## start

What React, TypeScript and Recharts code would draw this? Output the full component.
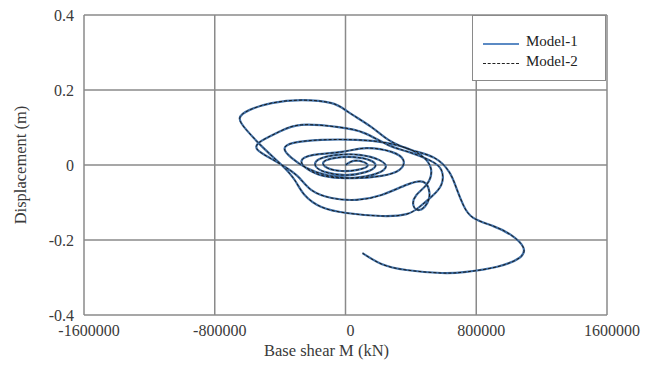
import { LineChart, Line, XAxis, YAxis, CartesianGrid } from 'recharts';

// base shear (kN) in time order
const shear = [
  0, 49000, 110000, 134000, 73000, -24000, -110000, -134000, -61000, 49000,
  147000, 183000, 122000, 0, -122000, -183000, -159000, -49000, 85000, 208000,
  244000, 159000, 12000, -134000, -232000, -269000, -195000, -24000,
  128000, 281000, 354000, 330000, 220000, 37000, -116000, -238000, -330000, -373000,
  -318000, -147000, 67000, 250000, 403000, 495000, 525000, 495000, 434000, 415000,
  452000, 501000, 513000, 476000,
  373000, 220000, 67000, -85000, -208000, -281000, -360000, -464000, -537000, -525000,
  -409000, -269000, -43000, 116000, 263000, 385000, 513000, 586000, 586000, 525000,
  452000, 373000, 220000, 6000, -147000, -250000, -311000, -391000, -501000, -605000,
  -647000, -586000, -452000, -269000, -85000, 18000, 159000, 263000, 403000, 544000,
  635000, 678000, 721000, 782000, 904000, 1014000, 1087000, 1063000, 922000, 739000,
  586000, 373000, 220000, 104000,
];

// displacement (m), Model-1
const model1Disp = [
  0, 0.011, 0.008, -0.003, -0.013, -0.016, -0.008, 0.008, 0.019, 0.021,
  0.013, -0.003, -0.019, -0.027, -0.019, -0.003, 0.016, 0.027, 0.027, 0.013,
  -0.008, -0.027, -0.035, -0.029, -0.011, 0.011, 0.027, 0.035,
  0.045, 0.035, 0.013, -0.013, -0.029, -0.035, -0.027, -0.008, 0.019, 0.043,
  0.059, 0.067, 0.067, 0.059, 0.04, 0.013, -0.019, -0.053, -0.08, -0.107,
  -0.12, -0.101, -0.072, -0.045,
  -0.053, -0.08, -0.093, -0.088, -0.067, -0.035, -0.008, 0.019, 0.04, 0.061,
  0.088, 0.107, 0.101, 0.085, 0.053, 0.035, 0.013, -0.013, -0.053, -0.085,
  -0.112, -0.131, -0.136, -0.128, -0.112, -0.08, -0.04, 0, 0.045, 0.093,
  0.125, 0.147, 0.165, 0.173, 0.165, 0.141, 0.101, 0.067, 0.04, 0.019,
  -0.019, -0.061, -0.107, -0.141, -0.163, -0.187, -0.219, -0.248, -0.272, -0.285,
  -0.288, -0.28, -0.264, -0.235,
];

// Model-2 lies on top of Model-1 everywhere in the picture
const model2Disp = model1Disp;

const xTicks = [-1600000, -800000, 0, 800000, 1600000];
const yTicks = [-0.4, -0.2, 0, 0.2, 0.4];

const data = shear.map((x, i) => ({ x, m1: model1Disp[i], m2: model2Disp[i] }));

const font = "'Liberation Serif', 'Times New Roman', serif";

const App = () => {
  return (
    <div style={{ position: 'absolute', left: 0, top: 0, width: 645, height: 374, background: '#fff', fontFamily: font }}>
      <LineChart width={645} height={374} data={data} margin={{ top: 15, right: 38, bottom: 12, left: 0 }}>
        <CartesianGrid stroke="#8a8a8a" strokeWidth={1.5} />
        <XAxis
          type="number"
          dataKey="x"
          domain={[-1600000, 1600000]}
          ticks={xTicks}
          axisLine={false}
          tickLine={false}
          height={47}
          tickMargin={4}
          tick={{ fontFamily: font, fontSize: 16, fill: '#3a3a3a', dx: 5 }}
          label={{ value: 'Base shear M (kN)', position: 'insideBottom', offset: 6, dx: -19, style: { fontFamily: font, fontSize: 16.5, fill: '#3a3a3a' } }}
        />
        <YAxis
          type="number"
          domain={[-0.4, 0.4]}
          ticks={yTicks}
          axisLine={false}
          tickLine={false}
          width={84}
          tickMargin={4}
          tick={{ fontFamily: font, fontSize: 16, fill: '#3a3a3a' }}
          label={{ value: 'Displacement (m)', angle: -90, position: 'insideLeft', offset: 20, style: { fontFamily: font, fontSize: 16.5, fill: '#3a3a3a', textAnchor: 'middle' } }}
        />
        <Line type="natural" dataKey="m1" stroke="#3f6fa6" strokeWidth={2.2} dot={false} isAnimationActive={false} />
        <Line type="natural" dataKey="m2" stroke="#1a1a1a" strokeWidth={1} strokeDasharray="3 2" dot={false} isAnimationActive={false} />
      </LineChart>
      <div
        style={{
          position: 'absolute',
          left: 472,
          top: 15,
          width: 134,
          height: 66,
          boxSizing: 'border-box',
          border: '1.5px solid #8a8a8a',
          background: '#fff',
          fontSize: 15,
          color: '#222',
        }}
      >
        <div style={{ position: 'absolute', left: 10, top: 27, width: 36, borderTop: '2px solid #5b8ac4' }} />
        <div style={{ position: 'absolute', left: 53, top: 17 }}>Model-1</div>
        <div style={{ position: 'absolute', left: 10, top: 47, width: 36, borderTop: '1px dashed #222' }} />
        <div style={{ position: 'absolute', left: 53, top: 37 }}>Model-2</div>
      </div>
    </div>
  );
};

export default App;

## end

Copy out the whole listing exactly, and don't carry over any pictures.

What React, TypeScript and Recharts code would draw this? Output the full component.
import { LineChart, Line, XAxis, YAxis, CartesianGrid } from 'recharts';

// base shear (kN) in time order
const shear = [
  0, 49000, 110000, 134000, 73000, -24000, -110000, -134000, -61000, 49000,
  147000, 183000, 122000, 0, -122000, -183000, -159000, -49000, 85000, 208000,
  244000, 159000, 12000, -134000, -232000, -269000, -195000, -24000,
  128000, 281000, 354000, 330000, 220000, 37000, -116000, -238000, -330000, -373000,
  -318000, -147000, 67000, 250000, 403000, 495000, 525000, 495000, 434000, 415000,
  452000, 501000, 513000, 476000,
  373000, 220000, 67000, -85000, -208000, -281000, -360000, -464000, -537000, -525000,
  -409000, -269000, -43000, 116000, 263000, 385000, 513000, 586000, 586000, 525000,
  452000, 373000, 220000, 6000, -147000, -250000, -311000, -391000, -501000, -605000,
  -647000, -586000, -452000, -269000, -85000, 18000, 159000, 263000, 403000, 544000,
  635000, 678000, 721000, 782000, 904000, 1014000, 1087000, 1063000, 922000, 739000,
  586000, 373000, 220000, 104000,
];

// displacement (m), Model-1
const model1Disp = [
  0, 0.011, 0.008, -0.003, -0.013, -0.016, -0.008, 0.008, 0.019, 0.021,
  0.013, -0.003, -0.019, -0.027, -0.019, -0.003, 0.016, 0.027, 0.027, 0.013,
  -0.008, -0.027, -0.035, -0.029, -0.011, 0.011, 0.027, 0.035,
  0.045, 0.035, 0.013, -0.013, -0.029, -0.035, -0.027, -0.008, 0.019, 0.043,
  0.059, 0.067, 0.067, 0.059, 0.04, 0.013, -0.019, -0.053, -0.08, -0.107,
  -0.12, -0.101, -0.072, -0.045,
  -0.053, -0.08, -0.093, -0.088, -0.067, -0.035, -0.008, 0.019, 0.04, 0.061,
  0.088, 0.107, 0.101, 0.085, 0.053, 0.035, 0.013, -0.013, -0.053, -0.085,
  -0.112, -0.131, -0.136, -0.128, -0.112, -0.08, -0.04, 0, 0.045, 0.093,
  0.125, 0.147, 0.165, 0.173, 0.165, 0.141, 0.101, 0.067, 0.04, 0.019,
  -0.019, -0.061, -0.107, -0.141, -0.163, -0.187, -0.219, -0.248, -0.272, -0.285,
  -0.288, -0.28, -0.264, -0.235,
];

// Model-2 lies on top of Model-1 everywhere in the picture
const model2Disp = model1Disp;

const xTicks = [-1600000, -800000, 0, 800000, 1600000];
const yTicks = [-0.4, -0.2, 0, 0.2, 0.4];

const data = shear.map((x, i) => ({ x, m1: model1Disp[i], m2: model2Disp[i] }));

const font = "'Liberation Serif', 'Times New Roman', serif";

const App = () => {
  return (
    <div style={{ position: 'absolute', left: 0, top: 0, width: 645, height: 374, background: '#fff', fontFamily: font }}>
      <LineChart width={645} height={374} data={data} margin={{ top: 15, right: 38, bottom: 12, left: 0 }}>
        <CartesianGrid stroke="#8a8a8a" strokeWidth={1.5} />
        <XAxis
          type="number"
          dataKey="x"
          domain={[-1600000, 1600000]}
          ticks={xTicks}
          axisLine={false}
          tickLine={false}
          height={47}
          tickMargin={4}
          tick={{ fontFamily: font, fontSize: 16, fill: '#3a3a3a', dx: 5 }}
          label={{ value: 'Base shear M (kN)', position: 'insideBottom', offset: 6, dx: -19, style: { fontFamily: font, fontSize: 16.5, fill: '#3a3a3a' } }}
        />
        <YAxis
          type="number"
          domain={[-0.4, 0.4]}
          ticks={yTicks}
          axisLine={false}
          tickLine={false}
          width={84}
          tickMargin={4}
          tick={{ fontFamily: font, fontSize: 16, fill: '#3a3a3a' }}
          label={{ value: 'Displacement (m)', angle: -90, position: 'insideLeft', offset: 20, style: { fontFamily: font, fontSize: 16.5, fill: '#3a3a3a', textAnchor: 'middle' } }}
        />
        <Line type="natural" dataKey="m1" stroke="#3f6fa6" strokeWidth={2.2} dot={false} isAnimationActive={false} />
        <Line type="natural" dataKey="m2" stroke="#1a1a1a" strokeWidth={1} strokeDasharray="3 2" dot={false} isAnimationActive={false} />
      </LineChart>
      <div
        style={{
          position: 'absolute',
          left: 472,
          top: 15,
          width: 134,
          height: 66,
          boxSizing: 'border-box',
          border: '1.5px solid #8a8a8a',
          background: '#fff',
          fontSize: 15,
          color: '#222',
        }}
      >
        <div style={{ position: 'absolute', left: 10, top: 27, width: 36, borderTop: '2px solid #5b8ac4' }} />
        <div style={{ position: 'absolute', left: 53, top: 17 }}>Model-1</div>
        <div style={{ position: 'absolute', left: 10, top: 47, width: 36, borderTop: '1px dashed #222' }} />
        <div style={{ position: 'absolute', left: 53, top: 37 }}>Model-2</div>
      </div>
    </div>
  );
};

export default App;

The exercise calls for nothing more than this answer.